The carrot was, however, accompanied by a discreet stick: until the composer's family and furniture followed him to Moscow, he could not become a full Soviet citizen with all the benefits that this entailed. Since one such benefit was a "luxury apartment" (as, from 1933, was awarded to any artist proving himself a reliable conduit of state propaganda), Prokofiev stayed mostly in Soviet hotels, his contact with the outside world limited to official newspapers and phone-calls to Lina in Paris.

At first, he had too much trouble finding his feet on the cultural scene to notice which way the political wind was blowing. Arriving at a time when everyone was trying hard not to be something called a Formalist and the benchmark of artistic success was being set by elephantine novels about hydroelectric dams, Prokofiev was puzzled to discover that, from the perspective of Socialist Realism, his recent neoclassical scores lacked "actuality of subject matter".

On the other hand there were, he was told, vast quantities of this peculiar substance in his friend Myaskovsky's "Collective Farm" Symphony and the grandiose "song symphonies" of Lev Knipper. Fortunately, before he was forced to try his hand at a Soviet Hotel Symphony, Prokofiev was asked to score Lieutenant Kije. Ruined by the censor, the film sank without trace but the music, salvaged as a suite, was a big hit with the Soviet public.

Prokofiev's hit, silk ties, and patrician manner predictably infuriated the ex-Leftists, now jockeying for position in the Composers' Union. Playing on his vanity, they tempted him into compromising remarks and he incautiously obliged them, observing that to ignore new developments in Western music would render Soviet composers "provincial" and calling for a new "grand style" suited to the requirements of a heroic people (which his enemies deliberately misinterpreted as meaning one style for the intelligentsia and another for the workers).

Meanwhile, the lull in political upheavals came to an abrupt end on 1st December 1934 with the murder of Leningrad party boss Sergei Kirov (shot, on Stalin's order, so as to provide an excuse for a more sweepingly efficient destruction of the dictator's enemies - the only commodity in Russia of which there was an apparently limitless supply).

Was Prokofiev worried by these developments? Seemingly not. So wrapped up in his work that the fate of others failed to deflate his perpetual optimism, he had not even noticed that he was running out of friends. Lunacharsky was dead and Gorky about to join him. Myaskovsky, though still faithful, was toeing the Party line in every work he produced. But the most ominous indications surrounded Prokofiev's staunchest supporter, the theatre director Vsevolod Meyerhold.

In the aftermath of the Kirov assassination, Party meetings all over Russia had turned into confessional sessions on various themes, one of which was repentance for "former infatuation with the theatre of Meyerhold". As the pace of events accelerated in 1935, "Meyerholdism", signifying an effete brand of "anti-people" élitism, brewed up into a scandal - and Prokofiev, one of Meyerhold's most obviously effete associates, was a prime candidate for being drawn into it.
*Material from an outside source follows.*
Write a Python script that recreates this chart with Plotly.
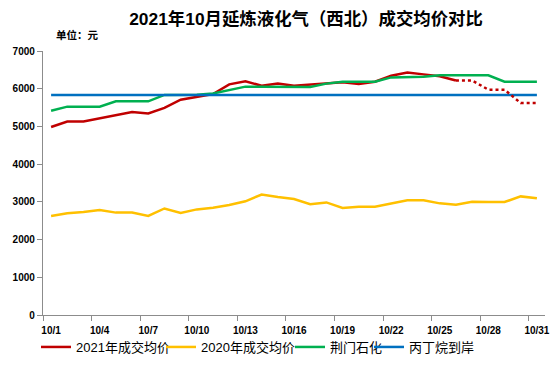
import plotly.graph_objects as go

dates = [f"10/{d}" for d in range(1, 32)]
tick_labels = ["10/1", "10/4", "10/7", "10/10", "10/13", "10/16", "10/19", "10/22", "10/25", "10/28", "10/31"]

price_2021 = [4985, 5130, 5130, 5215, 5285, 5380, 5345, 5490, 5710, 5780, 5860, 6115, 6195, 6080, 6135,
              6080, 6115, 6150, 6170, 6125, 6185, 6345, 6430, 6380, 6330, 6220,
              6220, 5975, 5975, 5620, 5620]
forecast_start = 25  # dotted from this index on

price_2020 = [2625, 2695, 2730, 2785, 2715, 2715, 2625, 2825, 2705, 2800, 2845, 2915, 3015, 3195, 3130,
              3075, 2935, 2985, 2840, 2870, 2870, 2960, 3040, 3040, 2960, 2925, 3005, 2995, 2995, 3145, 3095]

jingmen = [5415, 5525, 5525, 5525, 5665, 5665, 5665, 5835, 5835, 5840, 5875, 5975, 6055, 6055, 6055,
           6045, 6045, 6135, 6185, 6185, 6185, 6300, 6300, 6320, 6355, 6355, 6355, 6355, 6185, 6185, 6185]

propane = [5835] * 31

RED, YELLOW, GREEN, BLUE = "#C00000", "#FFC000", "#00B050", "#0070C0"
x = list(range(len(dates)))
FONT = "Liberation Sans, Arial, Noto Sans CJK SC, sans-serif"
LEG_FONT = dict(size=13, family="Liberation Sans, Noto Sans CJK SC", color="black")

fig = go.Figure()
fig.add_trace(go.Scatter(x=x[:forecast_start + 1], y=price_2021[:forecast_start + 1], mode="lines",
                         name="2021年成交均价", line=dict(color=RED, width=2.5), legend="legend"))
fig.add_trace(go.Scatter(x=x, y=price_2020, mode="lines", name="2020年成交均价",
                         line=dict(color=YELLOW, width=2.5), legend="legend2"))
fig.add_trace(go.Scatter(x=x, y=jingmen, mode="lines", name="荆门石化",
                         line=dict(color=GREEN, width=2.5), legend="legend3"))
fig.add_trace(go.Scatter(x=x, y=propane, mode="lines", name="丙丁烷到岸",
                         line=dict(color=BLUE, width=2.5), legend="legend4"))
fig.add_trace(go.Scatter(x=x[forecast_start:], y=price_2021[forecast_start:], mode="lines",
                         showlegend=False, line=dict(color=RED, width=2.5, dash="dot")))

def leg(xpx):
    return dict(orientation="h", x=xpx / 554, xanchor="left", xref="container",
                y=1 - 347 / 368, yanchor="middle", yref="container",
                font=LEG_FONT, itemwidth=30, bgcolor="rgba(0,0,0,0)", borderwidth=0)

fig.update_layout(
    width=554, height=368,
    margin=dict(l=43, r=9, t=51, b=53, autoexpand=False),
    paper_bgcolor="white", plot_bgcolor="white",
    font=dict(family=FONT, color="black"),
    title=dict(text="<b>2021年10月延炼液化气（西北）成交均价对比</b>",
               x=306 / 554, xref="container", xanchor="center", y=1 - 19 / 368, yanchor="middle",
               font=dict(size=17.4, family="Liberation Sans, Noto Sans CJK SC", color="black")),
    showlegend=True,
    legend=leg(36), legend2=leg(161), legend3=leg(290), legend4=leg(369),
    annotations=[dict(text="<b>单位：元</b>", xref="paper", yref="paper", x=0.022, y=1.06,
                      xanchor="left", yanchor="middle", showarrow=False,
                      font=dict(size=10.5, family="Liberation Sans, Noto Sans CJK SC"))],
)

fig.update_xaxes(
    range=[-0.5, 30.5], tickmode="array", tickvals=[dates.index(t) for t in tick_labels],
    ticktext=["<b>%s</b>" % t for t in tick_labels], ticks="", ticklabelstandoff=6,
    showline=True, linecolor="#8c8c8c", linewidth=1.3, showgrid=False, zeroline=False,
    tickfont=dict(size=10, family=FONT), automargin=False,
    minor=dict(tick0=-0.5, dtick=3, ticks="outside", ticklen=5, tickcolor="#8c8c8c", tickwidth=1.3, showgrid=False),
)
fig.update_yaxes(
    range=[0, 7000], dtick=1000, tickformat="d", ticks="outside", ticklen=5, automargin=False,
    tickcolor="#8c8c8c", tickwidth=1.3, showline=True, linecolor="#8c8c8c", linewidth=1.3,
    showgrid=False, zeroline=False, tickfont=dict(size=10, family=FONT, weight="bold"),
)

fig.write_html("out.html", config={"displayModeBar": False},
               post_script="document.body.style.margin='0';")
Yet far from looking to his safety, he was enjoying an idyllic summer in the country with Lina and the children, composing Romeo and Juliet and the Second Violin Concerto. Still ostensibly oblivious of the changing climate, he left Lina in Moscow to prepare for the final move six months later, took the boys back to Paris for their last year at lycée, and toured the new concerto through Southern Europe, returning to Russia in time for the New Year.


Questions and quandaries

With Stalin's Great Terror imminent, Prokofiev's apparent freedom to come and go as he pleased is a puzzle since, apart from him, no one outside the security organs was then allowed to leave Russia. Had the storm broken without his wife and children safely in the USSR, the government would have had no leverage over him and he might have stayed away, to the embarrassment of its image abroad. Were the Soviets taking a calculated risk to keep Prokofiev sweet by letting him tour? Or was Lina's winter sojourn in Moscow a form of collateral against the chance of him baling out?
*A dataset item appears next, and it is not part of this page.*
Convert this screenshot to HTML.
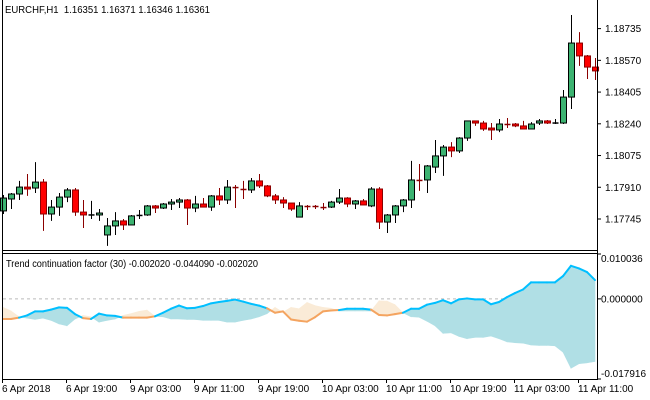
<!DOCTYPE html>
<html><head><meta charset="utf-8">
<style>
html,body{margin:0;padding:0;background:#fff;}
svg{display:block;font-family:"Liberation Sans",sans-serif;}
</style></head>
<body>
<svg id="chart" width="650" height="400" viewBox="0 0 650 400" xmlns="http://www.w3.org/2000/svg">
  <rect x="0" y="0" width="650" height="400" fill="#fff"/>
  <g id="main"></g>
  <g id="ind"></g>
  <line x1="2.5" y1="0" x2="2.5" y2="379" stroke="#000"/>
  <line x1="597.5" y1="0" x2="597.5" y2="380" stroke="#000"/>
  <line x1="2" y1="250.5" x2="598" y2="250.5" stroke="#000"/>
  <line x1="2" y1="253.5" x2="598" y2="253.5" stroke="#000"/>
  <line x1="2" y1="379.5" x2="598" y2="379.5" stroke="#000"/>
  <text x="5" y="13" font-size="10" fill="#000" textLength="205" lengthAdjust="spacingAndGlyphs">EURCHF,H1&#160;&#160;1.16351 1.16371 1.16346 1.16361</text>
  <text x="6" y="267" font-size="10" fill="#000" textLength="252" lengthAdjust="spacingAndGlyphs">Trend continuation factor (30) -0.002020 -0.044090 -0.002020</text>
  <g id="yaxis"></g>
  <g id="iaxis"></g>
  <g id="xaxis"></g>
</svg>
<script>
const opens=[1.17787,1.17849,1.17875,1.17911,1.17906,1.17937,1.17771,1.17807,1.17859,1.17896,1.17781,1.17766,1.17766,1.17662,1.17709,1.17735,1.17714,1.17761,1.17766,1.17813,1.17802,1.17823,1.17833,1.17844,1.17802,1.17823,1.17807,1.17865,1.17844,1.17911,1.17901,1.17896,1.17943,1.17917,1.17865,1.17844,1.17828,1.17755,1.17813,1.17813,1.17807,1.17807,1.17833,1.17854,1.17823,1.17839,1.17813,1.17901,1.17729,1.17766,1.17813,1.17844,1.17948,1.17948,1.18015,1.18073,1.18119,1.18099,1.18166,1.18255,1.18244,1.18218,1.18208,1.18239,1.18239,1.18229,1.18213,1.18244,1.18255,1.18244,1.18244,1.18379,1.18660,1.18593,1.18535];
const highs=[1.17870,1.17880,1.17943,1.17979,1.18041,1.17953,1.17844,1.17880,1.17906,1.17906,1.17844,1.17839,1.17797,1.17750,1.17781,1.17745,1.17766,1.17792,1.17818,1.17818,1.17828,1.17849,1.17854,1.17849,1.17865,1.17854,1.17870,1.17906,1.17948,1.17922,1.17943,1.17958,1.17979,1.17922,1.17875,1.17859,1.17828,1.17833,1.17818,1.17818,1.17828,1.17839,1.17901,1.17859,1.17844,1.17849,1.17911,1.17911,1.17771,1.17818,1.17849,1.18047,1.18031,1.18026,1.18156,1.18130,1.18145,1.18171,1.18255,1.18255,1.18255,1.18244,1.18265,1.18270,1.18244,1.18255,1.18249,1.18265,1.18260,1.18265,1.18416,1.18806,1.18717,1.18598,1.18582];
const lows=[1.17771,1.17797,1.17844,1.17865,1.17880,1.17683,1.17735,1.17761,1.17833,1.17761,1.17698,1.17745,1.17735,1.17605,1.17662,1.17688,1.17714,1.17745,1.17761,1.17776,1.17797,1.17792,1.17802,1.17714,1.17781,1.17807,1.17787,1.17818,1.17823,1.17802,1.17849,1.17880,1.17906,1.17859,1.17823,1.17802,1.17787,1.17755,1.17792,1.17797,1.17792,1.17802,1.17823,1.17807,1.17797,1.17818,1.17807,1.17693,1.17672,1.17724,1.17781,1.17802,1.17891,1.17880,1.17984,1.17969,1.18067,1.18088,1.18151,1.18229,1.18203,1.18156,1.18197,1.18218,1.18223,1.18213,1.18213,1.18234,1.18239,1.18239,1.18239,1.18317,1.18541,1.18473,1.18468];
const closes=[1.17854,1.17875,1.17911,1.17901,1.17937,1.17771,1.17807,1.17859,1.17896,1.17781,1.17766,1.17766,1.17776,1.17709,1.17735,1.17714,1.17761,1.17766,1.17813,1.17802,1.17823,1.17833,1.17844,1.17802,1.17823,1.17807,1.17865,1.17844,1.17911,1.17906,1.17896,1.17943,1.17917,1.17865,1.17844,1.17828,1.17797,1.17813,1.17807,1.17807,1.17802,1.17833,1.17854,1.17823,1.17839,1.17818,1.17901,1.17729,1.17766,1.17813,1.17844,1.17948,1.17943,1.18021,1.18073,1.18119,1.18099,1.18166,1.18255,1.18244,1.18213,1.18208,1.18239,1.18234,1.18229,1.18213,1.18239,1.18255,1.18244,1.18244,1.18379,1.18660,1.18593,1.18535,1.18515];
const tcfLine=[-0.0045,-0.0045,-0.0042,-0.0037,-0.0028,-0.0028,-0.0024,-0.0019,-0.0020,-0.0034,-0.0043,-0.0045,-0.0033,-0.0037,-0.0038,-0.0042,-0.0042,-0.0042,-0.0042,-0.0039,-0.0031,-0.0022,-0.0015,-0.0021,-0.0020,-0.0016,-0.0010,-0.0007,-0.00045,-0.00015,-0.0006,-0.0011,-0.0015,-0.0021,-0.0031,-0.0028,-0.0046,-0.0049,-0.0051,-0.0041,-0.0028,-0.0026,-0.0025,-0.0022,-0.0022,-0.0022,-0.0024,-0.0036,-0.0037,-0.0034,-0.0031,-0.0022,-0.0022,-0.0013,-0.0009,-0.0003,-0.0010,-0.0001,0.0001,-0.0001,-0.0001,-0.0012,-0.0007,0.0004,0.0013,0.0021,0.0037,0.0037,0.0037,0.0037,0.0051,0.0074,0.0068,0.0060,0.0042];
const tcfBand=[-0.0019,-0.0027,-0.0040,-0.0043,-0.0046,-0.0043,-0.0048,-0.0056,-0.0060,-0.0045,-0.0037,-0.0040,-0.0052,-0.0048,-0.0045,-0.0037,-0.0033,-0.0028,-0.0025,-0.0039,-0.0040,-0.0045,-0.0045,-0.0046,-0.0046,-0.0048,-0.0048,-0.0048,-0.0052,-0.0052,-0.0048,-0.0045,-0.0040,-0.0033,-0.0019,-0.0030,-0.0019,-0.0022,-0.0008,-0.0015,-0.0019,-0.0021,-0.0027,-0.0027,-0.0027,-0.0027,-0.0027,-0.00045,-0.0005,-0.0013,-0.0031,-0.0040,-0.0041,-0.0050,-0.0060,-0.0077,-0.0076,-0.0084,-0.0089,-0.0086,-0.0086,-0.0083,-0.0089,-0.0096,-0.0098,-0.0099,-0.0103,-0.0104,-0.0104,-0.0105,-0.0119,-0.0155,-0.0145,-0.0143,-0.0140];
const priceTicks=["1.18735","1.18570","1.18405","1.18240","1.18075","1.17910","1.17745"];
const indTicks=["0.010036","0.000000","-0.017916"];
const timeLabels=["6 Apr 2018","6 Apr 19:00","9 Apr 03:00","9 Apr 11:00","9 Apr 19:00","10 Apr 03:00","10 Apr 11:00","10 Apr 19:00","11 Apr 03:00","11 Apr 11:00"];

const NS="http://www.w3.org/2000/svg";
function mk(tag,attrs,parent){const e=document.createElementNS(NS,tag);for(const k in attrs)e.setAttribute(k,attrs[k]);parent.appendChild(e);return e;}
const xOf=i=>3+8*i;
const yP=p=>219-(p-1.17745)/0.000052;
const iMax=0.010036,iMin=-0.017916,iTop=254,iBot=379;
const yI=v=>iTop+(iMax-v)/(iMax-iMin)*(iBot-iTop);

const main=document.getElementById('main');
for(let i=0;i<opens.length;i++){
  const o=opens[i],h=highs[i],l=lows[i],c=closes[i];
  const bull=c>o,bear=c<o;
  const stroke=bear?'#8B0000':'#000';
  const fill=bull?'#3CB371':(bear?'#FF0000':'#000');
  const g=mk('g',{},main);
  
  
  const x=xOf(i)+0.5;
  mk('line',{x1:x,x2:x,y1:yP(h),y2:yP(l),stroke:stroke,'stroke-width':1},g);
  const top=yP(Math.max(o,c)),bot=yP(Math.min(o,c));
  if(bot-top<1.2){mk('line',{x1:x-3,x2:x+3,y1:(top+bot)/2,y2:(top+bot)/2,stroke:stroke,'stroke-width':1.5},g);}
  else mk('rect',{x:x-3,y:top,width:6,height:bot-top,fill:fill,stroke:stroke,'stroke-width':1},g);
}

const ya=document.getElementById('yaxis');
priceTicks.forEach(t=>{
  const y=yP(parseFloat(t));
  const l=mk('line',{x1:597,x2:601,y1:y,y2:y,stroke:'#000'},ya);
  
  
  const tx=mk('text',{x:605,y:y+3.5,'font-size':10,fill:'#000'},ya);
  
  
  tx.textContent=t;
});

const ind=document.getElementById('ind');
const zl=mk('line',{x1:3,x2:597,y1:yI(0),y2:yI(0),stroke:'#bbb','stroke-dasharray':'3,3'},ind);


const BLUE_F='#B0DFE5',BEIGE_F='#FAEBD7',BLUE_L='#00BFFF',ORANGE_L='#F4A460';
for(let i=0;i<tcfLine.length-1;i++){
  const x0=xOf(i),x1=xOf(i+1);
  const d0=tcfBand[i]-tcfLine[i],d1=tcfBand[i+1]-tcfLine[i+1];
  const segs=[];
  if(d0*d1<0){const t=d0/(d0-d1);segs.push([0,t]);segs.push([t,1]);}else segs.push([0,1]);
  segs.forEach(([a,b])=>{
    const lerp=(arr,t)=>arr[i]+(arr[i+1]-arr[i])*t;
    const xa=x0+(x1-x0)*a,xb=x0+(x1-x0)*b;
    const dm=lerp(tcfBand,(a+b)/2)-lerp(tcfLine,(a+b)/2);
    const p=mk('polygon',{points:`${xa},${yI(lerp(tcfLine,a))} ${xb},${yI(lerp(tcfLine,b))} ${xb},${yI(lerp(tcfBand,b))} ${xa},${yI(lerp(tcfBand,a))}`,fill:dm>0?BEIGE_F:BLUE_F,stroke:dm>0?BEIGE_F:BLUE_F,'stroke-width':0.6},ind);
    
    
  });
}
for(let i=0;i<tcfLine.length-1;i++){
  const up=(tcfBand[i]+tcfBand[i+1])<(tcfLine[i]+tcfLine[i+1]);
  const s=mk('line',{x1:xOf(i),y1:yI(tcfLine[i]),x2:xOf(i+1),y2:yI(tcfLine[i+1]),stroke:up?BLUE_L:ORANGE_L,'stroke-width':2,'stroke-linecap':'round'},ind);
  
  
}

const ia=document.getElementById('iaxis');
indTicks.forEach((t,k)=>{
  const v=parseFloat(t);
  const y=yI(v);
  const l=mk('line',{x1:597,x2:601,y1:y,y2:y,stroke:'#000'},ia);
  
  
  const ty=k===0?y+8:(k===indTicks.length-1?y-2:y+3.5);
  const tx=mk('text',{x:601,y:ty,'font-size':10,fill:'#000'},ia);
  
  
  tx.textContent=t;
});

const xa=document.getElementById('xaxis');
timeLabels.forEach((t,k)=>{
  const x=xOf(8*k)-1;
  const l=mk('line',{x1:x+0.5,x2:x+0.5,y1:379,y2:383,stroke:'#000'},xa);
  
  
  const tx=mk('text',{x:x,y:392,'font-size':10,fill:'#000'},xa);
  
  
  tx.textContent=t;
});
</script>
</body></html>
Against this, it must be said that the authorities let the Prokofievs go abroad again in January to wind up their affairs in Paris - and this just before the Pravda attacks on Shostakovich shook Soviet music to its foundations. It is tempting to suppose that Prokofiev was simply too politically naive to realise which way the wind was blowing; yet such a deduction is arguably too simple. (See, for example, the remarks on the Second Violin Concerto in Part Three of this article.)

Conceivably, the composer felt irrevocably committed to a final return, trapped by his pro-Soviet public statements (or his foreign gambling debts). Perhaps he believed nothing terrible could befall an apolitical man in Russia so long as he did and said the right things. (His only work during his January stopover was on the mass-songs of Opus 66, a simplistic idiom to which he had previously been too fastidious to stoop.) Whatever the truth, neither the Pravda affair nor the urgent counselling of his friends in Paris were enough to slow the momentum of his careering life.

In March 1936, he returned to Moscow, leaving Lina and the boys to follow him. This time, the change of atmosphere was unignorable. The Terror had begun in earnest, the papers were full of denunciations, and a regime of silent anxiety had entered daily life. According to Seroff, the authorities now withdrew the composer's passport, stranding him in the Metropol Hotel:

"He did not even have Lina with whom to share the daily gruesome news... All he could do was to write meaningless postcards (all letters were censored) and keep telephoning her, urging her to come to him. He was virtually a prisoner of the State."